Acoustic Output and What You Hear
The final step in the chain is the conversion of cone movement into sound waves that reach your ears. This is where things get complicated, because the speaker is not operating in a vacuum. It is operating in your room, and the room has an enormous influence on what you actually hear.
Sound radiates from the cone in a pattern that depends on the frequency and the size of the driver. At low frequencies, the pattern is essentially omnidirectional: bass goes everywhere. At higher frequencies, the pattern narrows, focusing the sound more directly in front of the speaker. The sound that reaches your ears is a combination of the direct sound and reflected sound from walls, ceiling, floor, and furniture. In most rooms, reflected sound dominates, which is why room acoustics matter enormously and why speaker placement has such a large effect on what you hear.
Why This Knowledge Matters
You do not need to understand electromagnetic theory to enjoy music. But understanding the basics makes you a better consumer. You see through marketing language.
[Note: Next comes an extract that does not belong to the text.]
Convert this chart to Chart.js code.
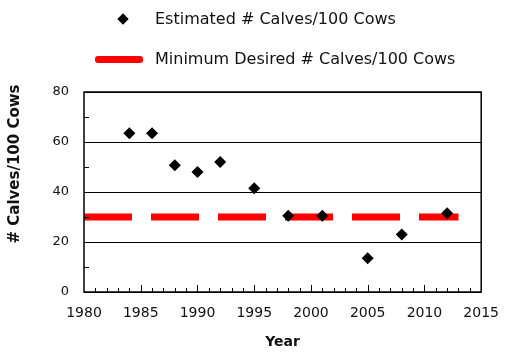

You understand why a tiny bluetooth speaker physically cannot produce deep bass, no matter what the advertising claims. It also helps you understand related concepts like impedance and sensitivity, which determine how much power your speakers need. These are direct consequences of the physical properties described above.
Every speaker is a compromise. The laws of physics make a perfect speaker impossible. But understanding those compromises lets you choose the ones that matter least to you and your listening environment, and that is the foundation of putting together a system that actually sounds good.